In this paper we have used the NIST CSF to evaluate the cyber security risks of a local government organisation in Western Australia. Our approach can be used to derive measurable metrics for each Framework Core function and respective categories, thus enabling the organisation to ascertain the cyber security preparedness to actual risk.
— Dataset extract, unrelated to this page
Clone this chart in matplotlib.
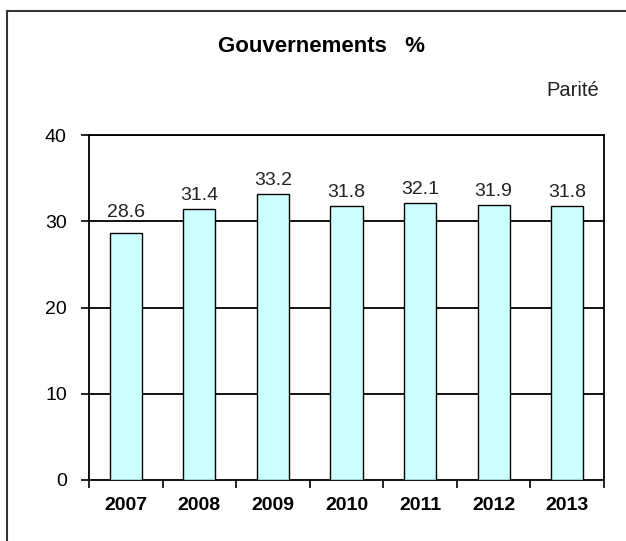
import matplotlib
matplotlib.use('Agg')
from matplotlib import pyplot as plt
from matplotlib.patches import Rectangle

# Données
annees = ['2007', '2008', '2009', '2010', '2011', '2012', '2013']
valeurs = [28.6, 31.4, 33.2, 31.8, 32.1, 31.9, 31.8]
graduations = [0, 10, 20, 30, 40]

plt.rcParams['font.family'] = ['Liberation Sans', 'DejaVu Sans']

fig = plt.figure(figsize=(6.26, 5.41), dpi=100)
ax = fig.add_axes([89 / 626, 1 - 480 / 541, 515 / 626, 345 / 541])

# cadre extérieur
fig.patches.append(Rectangle((7 / 626, -0.05), 1.1, 1 - 11 / 541 + 0.05,
                             transform=fig.transFigure, fill=False,
                             edgecolor='#333333', linewidth=1.5, zorder=0))

x = range(len(annees))
ax.bar(x, valeurs, width=0.435, color='#CCFFFF', edgecolor='black',
       linewidth=1.0, zorder=3)

# étiquettes : au-dessus de la barre, décalées si elles touchent une ligne
for xi, v in zip(x, valeurs):
    base = v + 1.05
    for g in graduations:
        if base - 0.2 < g < base + 1.6:
            base = g + 0.5
    ax.text(xi, base, '%.1f' % v, ha='center', va='baseline',
            fontsize=14, color='#222222', zorder=4)

ax.set_xlim(-0.5, len(annees) - 0.5)
ax.set_ylim(0, 40)
ax.set_yticks(graduations)
ax.set_yticklabels([str(g) for g in graduations], fontsize=14)
for g in graduations[1:]:
    ax.axhline(g, color='black', linewidth=1.3, zorder=1)

# graduations x aux limites des catégories
ax.set_xticks([i - 0.5 for i in range(len(annees) + 1)])
ax.set_xticklabels([])
ax.set_xticks(list(x), minor=True)
ax.set_xticklabels(annees, minor=True, fontsize=14, fontweight='bold')
ax.tick_params(axis='x', which='major', length=6, width=1.2, direction='out')
ax.tick_params(axis='x', which='minor', length=0, pad=12)
ax.tick_params(axis='y', length=6, width=1.2, pad=10)

for s in ax.spines.values():
    s.set_linewidth(1.3)
    s.set_color('black')

fig.text(322 / 626, 1 - 52 / 541, 'Gouvernements   %', ha='center', va='baseline',
         fontsize=16, fontweight='bold')
fig.text(599 / 626, 1 - 96 / 541, 'Parité', ha='right', va='baseline',
         fontsize=14.5, color='#222222')

fig.savefig('out.png', dpi=100)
Our findings suggest that evaluating the Desired Tier compliance to the NIST CSF helps identify the specific people, process, and technology areas that require improvement (i.e. gaps), which directly influence threat mitigation. The application of CSF helped us understand the current security context of the organisation while identifying the risks and future growth areas to improve. While higher tier compliance maybe desired, we have also recommended that the organisation’s business requirements, strategic goals, budget, risk appetite, and current and future threats to be considered carefully.

Furthermore, as we have presented several related frameworks, navigating such frameworks for self assessment can be challenging, often not intended by design even, but not impossible. We have observed that the NIST CSF offers an advantage over other frameworks in this regard. However, there is still room for developing additional tools that would simplify the implementation process and speed up adoption.

Therefore, our future work will aim to improve the current Assessment Tool we have used, with a focus of making it adaptable and accessible to a wider audience and measurable for accurate quantification of cyber preparedness.